1. Work with your doctor to find relief from troublesome symptoms

Learning to pay attention to your body early on to be able to notice any changes can be key to identifying issues before they get out of control. The effects of hormonal changes differ from person to person. For some, it may present as a minor concern, while for others it can be of such significance that it causes disruptions to daily living, says LaKeischa McMillan, M.D., a gynecologist and hormone specialist. Symptoms such as weight fluctuations, fatigue, persistent joint pain, low libido, heart rate fluctuations, changes in bowel movements and even depression are some that should be concerning enough for you to contact your medical provider.

2. Adopt a Mediterranean-style diet

With the natural increase in inflammation that happens as you age, it's beneficial—and delicious—to incorporate the principles of the Mediterranean diet. This way of eating has been praised for its ability to help protect your heart and brain as you age, decrease risk for diabetes, make losing weight and maintaining a healthy weight easier and much more. And unlike most diets, it doesn't suggest excluding any one particular food or food group.

When people think of foods affecting their body, they tend to focus on what they need to stop eating as opposed to the things they're not eating enough. For example, carbohydrates are often frowned upon, especially as part of trendy weight-loss diets, but according to Azzaro, carbohydrates are "crucial for a healthy reproductive hormone response," in addition to just about every other bodily function. And your body needs cholesterol and fat to adequately produce hormones, so it's important to focus on incorporating healthy sources of fat in your diet as well.

And best of all, the Mediterranean diet is easy to follow, which helps cut down on life's stress.

3. Watch out for hormone-disrupting chemicals

The toxins you're exposed to in the environment also play a major role in hormone health. Azzaro notes that chemicals known as xenoestrogens can mimic or even change the actions of our hormones. As a protective measure, she recommends limiting exposure to hormone-disrupting chemicals, such as plastics made with BPA (bisphenol A) and phthalates, pesticides, as well as certain beauty and cleaning products that contain ingredients like triclosan.

4. Decrease stress

We all know how detrimental stress can be on our health. And because cortisol levels naturally increase as we age, we'll want to combat that stress through healthy diet and lifestyle habits, while also working to eliminate sources of stress from our lives where we can.

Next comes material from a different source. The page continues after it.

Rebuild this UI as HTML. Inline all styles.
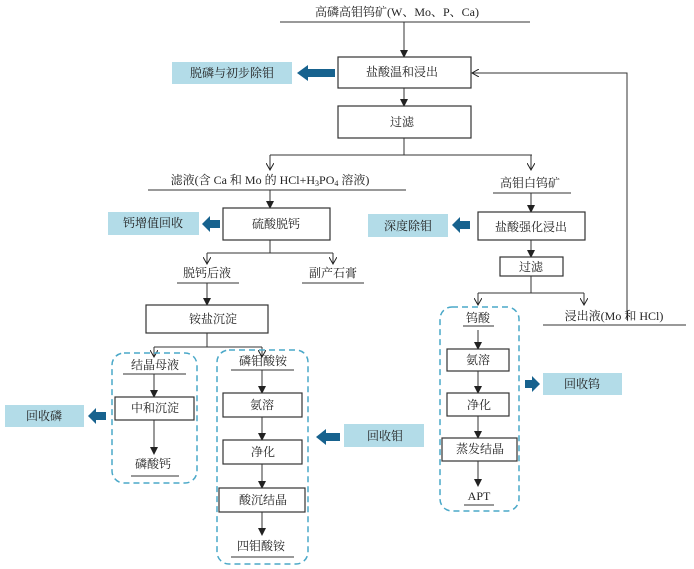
<!DOCTYPE html>
<html><head><meta charset="utf-8"><style>
body{margin:0;background:#fff}
svg{display:block}
text{font-family:"Liberation Serif","Noto Serif CJK SC",serif;font-size:12px;fill:#222;text-anchor:middle;dominant-baseline:central}
.b{fill:#fff;stroke:#333;stroke-width:1.2}
.l{stroke:#333;stroke-width:1;fill:none}
.c{fill:#b3dce8}
.d{fill:none;stroke:#4aa8c8;stroke-width:1.5;stroke-dasharray:6,4}
.a{fill:#17628e}
</style></head><body>
<svg width="694" height="569" viewBox="0 0 694 569">
<defs>
<marker id="m" markerWidth="8" markerHeight="8" refX="7" refY="4" orient="auto" markerUnits="userSpaceOnUse"><path d="M0,0 L8,4 L0,8 z" fill="#222"/></marker>
<marker id="o" markerWidth="8" markerHeight="8" refX="7" refY="4" orient="auto" markerUnits="userSpaceOnUse"><path d="M0,0 L7,4 L0,8" fill="none" stroke="#222"/></marker>
</defs>

<!-- top -->
<text x="397" y="12">高磷高钼钨矿(W、Mo、P、Ca)</text>
<line class="l" x1="280" y1="22" x2="530" y2="22"/>
<line class="l" x1="404" y1="22" x2="404" y2="57" marker-end="url(#m)"/>
<rect class="b" x="338" y="57" width="133" height="31"/>
<text x="402" y="72">盐酸温和浸出</text>
<rect class="c" x="172" y="62" width="120" height="22"/>
<text x="232" y="73">脱磷与初步除钼</text>
<path class="a" d="M335,69 L308,69 L308,65 L297,73 L308,81 L308,77 L335,77 z"/>
<polyline class="l" points="627,320 627,73 472,73" marker-end="url(#o)"/>
<line class="l" x1="404" y1="88" x2="404" y2="106" marker-end="url(#m)"/>
<rect class="b" x="338" y="106" width="133" height="32"/>
<text x="402" y="122">过滤</text>
<polyline class="l" points="404,138 404,155"/>
<line class="l" x1="270" y1="155" x2="532" y2="155"/>
<line class="l" x1="270" y1="155" x2="270" y2="170" marker-end="url(#o)"/>
<line class="l" x1="531" y1="155" x2="531" y2="170" marker-end="url(#o)"/>

<text x="270" y="180">滤液(含 Ca 和 Mo 的 HCl+H<tspan font-size="8" dy="3">3</tspan><tspan dy="-3">PO</tspan><tspan font-size="8" dy="3">4</tspan><tspan dy="-3"> 溶液)</tspan></text>
<line class="l" x1="148" y1="190" x2="406" y2="190"/>
<text x="530" y="183">高钼白钨矿</text>
<line class="l" x1="493" y1="193" x2="571" y2="193"/>

<line class="l" x1="270" y1="190" x2="270" y2="208" marker-end="url(#m)"/>
<rect class="b" x="223" y="208" width="107" height="32"/>
<text x="276" y="224">硫酸脱钙</text>
<rect class="c" x="108" y="212" width="91" height="23"/>
<text x="153" y="223">钙增值回收</text>
<path class="a" d="M220,220 L210,220 L210,216 L202,224 L210,232 L210,228 L220,228 z"/>

<line class="l" x1="531" y1="193" x2="531" y2="212" marker-end="url(#m)"/>
<rect class="b" x="478" y="212" width="107" height="28"/>
<text x="531" y="227">盐酸强化浸出</text>
<rect class="c" x="368" y="214" width="80" height="23"/>
<text x="408" y="226">深度除钼</text>
<path class="a" d="M470,221 L460,221 L460,217 L452,225 L460,233 L460,229 L470,229 z"/>
<line class="l" x1="531" y1="240" x2="531" y2="257" marker-end="url(#m)"/>
<rect class="b" x="500" y="257" width="63" height="19"/>
<text x="531" y="267">过滤</text>
<line class="l" x1="531" y1="276" x2="531" y2="293"/>
<line class="l" x1="478" y1="293" x2="584" y2="293"/>
<line class="l" x1="478" y1="293" x2="478" y2="305" marker-end="url(#o)"/>
<line class="l" x1="584" y1="293" x2="584" y2="305" marker-end="url(#o)"/>
<text x="614" y="316">浸出液(Mo 和 HCl)</text>
<line class="l" x1="543" y1="325" x2="686" y2="325"/>

<line class="l" x1="270" y1="240" x2="270" y2="253"/>
<line class="l" x1="207" y1="253" x2="333" y2="253"/>
<line class="l" x1="207" y1="253" x2="207" y2="264" marker-end="url(#o)"/>
<line class="l" x1="333" y1="253" x2="333" y2="264" marker-end="url(#o)"/>
<text x="207" y="273">脱钙后液</text>
<line class="l" x1="177" y1="283" x2="239" y2="283"/>
<text x="333" y="273">副产石膏</text>
<line class="l" x1="302" y1="283" x2="364" y2="283"/>

<line class="l" x1="207" y1="283" x2="207" y2="305" marker-end="url(#m)"/>
<rect class="b" x="146" y="305" width="122" height="28"/>
<text x="213" y="319">铵盐沉淀</text>
<line class="l" x1="207" y1="333" x2="207" y2="347"/>
<line class="l" x1="154" y1="347" x2="262" y2="347"/>
<line class="l" x1="154" y1="347" x2="154" y2="357" marker-end="url(#o)"/>
<line class="l" x1="262" y1="347" x2="262" y2="357" marker-end="url(#o)"/>

<!-- group 1 -->
<rect class="d" x="112" y="353" width="85" height="130" rx="12"/>
<text x="155" y="365">结晶母液</text>
<line class="l" x1="123" y1="374" x2="186" y2="374"/>
<line class="l" x1="154" y1="374" x2="154" y2="397" marker-end="url(#m)"/>
<rect class="b" x="115" y="397" width="79" height="23"/>
<text x="155" y="408">中和沉淀</text>
<line class="l" x1="154" y1="420" x2="154" y2="454" marker-end="url(#m)"/>
<text x="153" y="464">磷酸钙</text>
<line class="l" x1="131" y1="476" x2="179" y2="476"/>
<rect class="c" x="5" y="405" width="79" height="22"/>
<text x="44" y="416">回收磷</text>
<path class="a" d="M106,412 L96,412 L96,408 L88,416 L96,424 L96,420 L106,420 z"/>

<!-- group 2 -->
<rect class="d" x="217" y="350" width="91" height="214" rx="12"/>
<text x="263" y="361">磷钼酸铵</text>
<line class="l" x1="231" y1="370" x2="294" y2="370"/>
<line class="l" x1="262" y1="370" x2="262" y2="393" marker-end="url(#m)"/>
<rect class="b" x="223" y="393" width="79" height="24"/>
<text x="262" y="405">氨溶</text>
<line class="l" x1="262" y1="417" x2="262" y2="440" marker-end="url(#m)"/>
<rect class="b" x="223" y="440" width="79" height="24"/>
<text x="263" y="452">净化</text>
<line class="l" x1="262" y1="464" x2="262" y2="488" marker-end="url(#m)"/>
<rect class="b" x="219" y="488" width="86" height="24"/>
<text x="263" y="500">酸沉结晶</text>
<line class="l" x1="262" y1="512" x2="262" y2="535" marker-end="url(#m)"/>
<text x="261" y="546">四钼酸铵</text>
<line class="l" x1="231" y1="557" x2="294" y2="557"/>
<rect class="c" x="344" y="424" width="80" height="23"/>
<text x="385" y="436">回收钼</text>
<path class="a" d="M340,433 L326,433 L326,429 L316,437 L326,445 L326,441 L340,441 z"/>

<!-- group 3 -->
<rect class="d" x="440" y="307" width="79" height="204" rx="12"/>
<text x="478" y="318">钨酸</text>
<line class="l" x1="463" y1="326" x2="494" y2="326"/>
<line class="l" x1="478" y1="330" x2="478" y2="349" marker-end="url(#m)"/>
<rect class="b" x="447" y="349" width="62" height="22"/>
<text x="478" y="360">氨溶</text>
<line class="l" x1="478" y1="371" x2="478" y2="393" marker-end="url(#m)"/>
<rect class="b" x="447" y="393" width="62" height="23"/>
<text x="479" y="405">净化</text>
<line class="l" x1="478" y1="416" x2="478" y2="438" marker-end="url(#m)"/>
<rect class="b" x="442" y="438" width="75" height="23"/>
<text x="480" y="449">蒸发结晶</text>
<line class="l" x1="478" y1="461" x2="478" y2="486" marker-end="url(#m)"/>
<text x="479" y="496">APT</text>
<line class="l" x1="464" y1="505" x2="494" y2="505"/>
<rect class="c" x="543" y="373" width="79" height="22"/>
<text x="582" y="384">回收钨</text>
<path class="a" d="M525,380 L532,380 L532,376 L540,384 L532,392 L532,388 L525,388 z"/>
</svg>
</body></html>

5. Incorporate strength training

Despite what you may think, cardio isn't everything. While it's important to get your heart pumping with comfortable-to-you cardio exercises, because muscle mass and bone density decrease as we age, incorporating strength training may be even more beneficial.

Bottom line

Some hormone changes are a natural part of aging, and while some symptoms can be uncomfortable to deal with, there are ways to help mitigate their impact. And remember, it's always a good idea to speak with your doctor about any concerning symptoms.

We at EatingWell understand that most studies, including the ones we reference in this article, are based on what happens to hormone levels in cisgender people whose gender aligns with the one assigned to them at birth. This is especially true when referring to sex hormones. We adjusted our language to be sure to include all identities but recognize that based on a person's use of gender-affirming puberty blockers or hormone therapy, some of this information may not apply to transgender and nonbinary individuals in the most comprehensive way it should. We also recognize that not all transgender and nonbinary people use hormones as part of their care.